Ein Problem bei der Umsetzung der Reform ist die Anwendung der sogenannten Grouper-Software, die medizinische Leistungen automatisch bestimmten Leistungsgruppen zuordnet. Die Logik dieser Software führt insbesondere in Niedersachsen zu verzerrten Ergebnissen. Hintergrund ist, dass infolge der bisherigen Rahmenplanung in Niedersachsen Fachabteilungsschlüssel für die Subdisziplinen z.B. in der Inneren Medizin bislang nur in Ausnahmefällen vergeben wurden. Die spezifische Logik des Groupers gepaart mit der Problematik fehlender spezifischer Fachabteilungsschlüssel verhindert, dass Krankenhäuser ihre tatsächlich erbrachten Leistungen sachgerecht abbilden können. In der Folge werden Krankenhäusern trotz eines ähnlichen medizinischen Angebotes stark unterschiedliche Fallzahlen in den Leistungsgruppen zugewiesen. Dies erschwert eine faire und realitätsnahe Bestandsaufnahme und birgt das Risiko einer Krankenhausplanung, die am tatsächlichen Versorgungbedarf vorbeigeht.
Zudem zeigt sich, dass Kooperationen zwischen Kliniken und niedergelassenen Ärztinnen und Ärzten im bisherigen Reformkonzept nicht ausreichend berücksichtigt werden. Dies betrifft gerade Einrichtungen wie Fachkliniken, die durch die gemeinschaftliche Nutzung von Infrastruktur besonders effizient arbeiten und funktionierende Versorgungskonzepte etabliert haben. Bereits während des Antragsverfahrens wurde erkennbar, dass Kliniken vielfach an formalen Qualitätskriterien scheitern, obwohl sie den Anforderungen an eine umfassende und hochwertige Patientenversorgung in der Praxis gerecht werden. Auch die Rolle belegärztlich geführter Abteilungen bleibt bislang mit großen Unsicherheiten behaftet, was zu erfüllende Personalvorgaben und Mindestfallzahlen anbelangt.
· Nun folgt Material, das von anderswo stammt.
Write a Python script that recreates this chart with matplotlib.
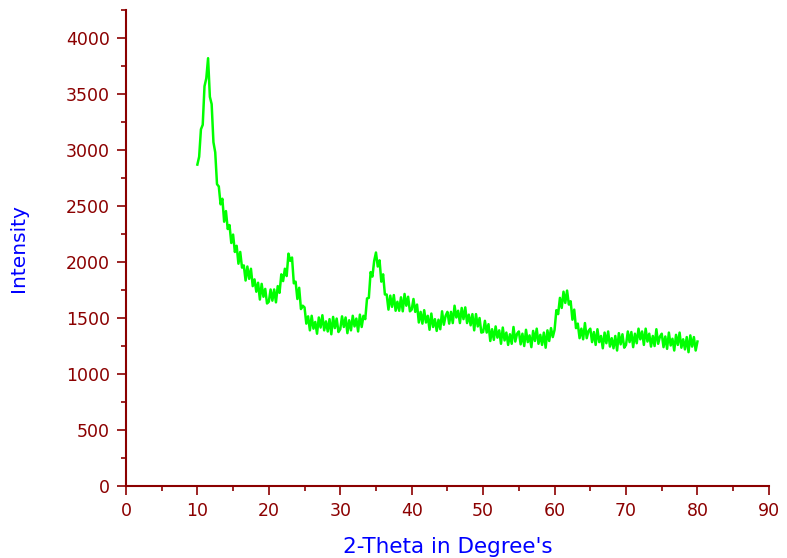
import numpy as np
import matplotlib.pyplot as plt
from matplotlib.ticker import MultipleLocator

# XRD scan, 2-theta from 10 to 80 deg in 0.25 deg steps
theta_start = 10.0
theta_step = 0.25

intensity = [
    # 10.00 - 14.75
    2870, 2940, 3185, 3225, 3570, 3640, 3820, 3475, 3410, 3070,
    2980, 2695, 2675, 2515, 2565, 2360, 2455, 2295, 2330, 2170,
    # 15.00 - 19.75
    2245, 2090, 2145, 1985, 2090, 1950, 1970, 1835, 1960, 1850,
    1940, 1785, 1845, 1735, 1815, 1665, 1805, 1690, 1760, 1630,
    # 20.00 - 24.75
    1645, 1755, 1655, 1755, 1640, 1785, 1725, 1890, 1830, 1940,
    1875, 2075, 2010, 2040, 1810, 1825, 1670, 1770, 1580, 1610,
    # 25.00 - 29.75
    1595, 1450, 1515, 1390, 1520, 1405, 1465, 1360, 1505, 1415,
    1525, 1390, 1470, 1380, 1490, 1355, 1510, 1410, 1495, 1375,
    # 30.00 - 34.75
    1400, 1515, 1420, 1505, 1365, 1480, 1390, 1520, 1425, 1495,
    1380, 1530, 1420, 1520, 1490, 1675, 1680, 1910, 1870, 2010,
    # 35.00 - 39.75
    2085, 1960, 2015, 1825, 1890, 1710, 1710, 1575, 1700, 1600,
    1705, 1565, 1645, 1565, 1685, 1560, 1715, 1610, 1690, 1560,
    # 40.00 - 44.75
    1575, 1670, 1555, 1620, 1460, 1555, 1450, 1570, 1460, 1520,
    1395, 1540, 1420, 1490, 1385, 1485, 1400, 1560, 1440, 1520,
    # 45.00 - 49.75
    1555, 1450, 1555, 1455, 1610, 1505, 1565, 1455, 1590, 1490,
    1595, 1455, 1530, 1435, 1535, 1390, 1535, 1425, 1500, 1370,
    # 50.00 - 54.75
    1375, 1475, 1370, 1445, 1295, 1400, 1305, 1425, 1325, 1390,
    1270, 1415, 1300, 1370, 1260, 1355, 1270, 1420, 1290, 1360,
    # 55.00 - 59.75
    1380, 1265, 1360, 1250, 1395, 1285, 1345, 1240, 1385, 1295,
    1405, 1270, 1350, 1260, 1370, 1235, 1390, 1295, 1410, 1330,
    # 60.00 - 64.75
    1395, 1570, 1535, 1680, 1590, 1735, 1635, 1745, 1620, 1650,
    1485, 1575, 1410, 1450, 1320, 1405, 1310, 1455, 1320, 1385,
    # 65.00 - 69.75
    1405, 1285, 1375, 1260, 1400, 1285, 1340, 1230, 1370, 1275,
    1380, 1245, 1320, 1230, 1340, 1210, 1365, 1265, 1355, 1235,
    # 70.00 - 74.75
    1260, 1380, 1285, 1375, 1240, 1360, 1275, 1405, 1310, 1380,
    1260, 1405, 1290, 1360, 1245, 1340, 1250, 1400, 1270, 1335,
    # 75.00 - 79.75
    1360, 1240, 1335, 1225, 1370, 1255, 1315, 1210, 1350, 1260,
    1370, 1235, 1310, 1220, 1330, 1195, 1345, 1245, 1330, 1210,
    # 80.00
    1290,
]

two_theta = theta_start + theta_step * np.arange(len(intensity))

axis_col = '#8B0000'
plt.rcParams['font.family'] = ['DejaVu Sans']

fig = plt.figure(figsize=(7.87, 5.58), dpi=100)
ax = fig.add_axes([0.160, 0.129, 0.817, 0.853])

ax.plot(two_theta, intensity, color='#00FF00', linewidth=1.8)

ax.set_xlim(0, 90)
ax.set_ylim(0, 4250)
ax.xaxis.set_major_locator(MultipleLocator(10))
ax.xaxis.set_minor_locator(MultipleLocator(5))
ax.yaxis.set_major_locator(MultipleLocator(500))
ax.yaxis.set_minor_locator(MultipleLocator(250))
ax.set_yticks(np.arange(0, 4001, 500))

for side in ['top', 'right']:
    ax.spines[side].set_visible(False)
for side in ['left', 'bottom']:
    ax.spines[side].set_color(axis_col)
    ax.spines[side].set_linewidth(1.5)

ax.tick_params(which='major', direction='out', length=6.5, width=1.2,
               colors=axis_col, labelsize=12.5, pad=5)
ax.tick_params(which='minor', direction='out', length=3.5, width=1.2,
               colors=axis_col)

ax.set_xlabel("2-Theta in Degree's", color='#0000FF', fontsize=15.5, labelpad=12)
ax.set_ylabel('Intensity', color='#0000FF', fontsize=14.5, labelpad=27)

fig.savefig('out.png', dpi=100)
„Die Kliniken in Niedersachsen sind die ‚Beta-Tester‘ der Krankenhausreform. Was im Gesetz gut gemeint ist, bereitet in der Praxis erhebliche Schwierigkeiten“, unterstreicht NKG-Verbandsdirektor Helge Engelke. „Wenn die in einem Algorithmus abgebildete Struktur eines Hauses wichtiger wird als das, was dort tatsächlich geleistet wird, läuft die Reform in die falsche Richtung. Das Ziel einer zukunftsfähigen Krankenhausplanung kann nur erreicht werden, wenn rechtliche Vorgaben, medizinische Realität und regionale Versorgungsstrukturen in Einklang gebracht werden. Unsere Kliniken brauchen faire und praxisgerechte Kriterien und nicht neue bürokratische Hürden. Nur so kann die Patientenversorgung auch künftig flächendeckend und auf einem hohen Qualitätsniveau aufrechterhalten werden“, so Engelke weiter.
Zum Hintergrund:
Mit der Novelle des Niedersächsischen Krankenhausgesetzes hat das Land die rechtlichen Voraussetzungen geschaffen, um die Vorgaben des für die Krankenhausreform maßgeblichen Krankenhausversorgungsverbesserungsgesetzes (KHVVG) umzusetzen. Ab dem 1. Januar 2027 soll die Krankenhausplanung bundesweit von Fachabteilungen auf Leistungsgruppen mit zugehörigen Fallzahlen umgestellt werden. Die Länder müssen bis Ende 2026 die Leistungsgruppen den Krankenhäusern zuweisen. Niedersachsen ist im bundesweiten Vergleich bei der Vorbereitung bereits weit vorangeschritten. An die neue Krankenhausplanung wird künftig auch die Krankenhausfinanzierung geknüpft. Die Umstellung auf die neue Finanzierung soll ab 2028 schrittweise erfolgen und bis 2030 abgeschlossen sein.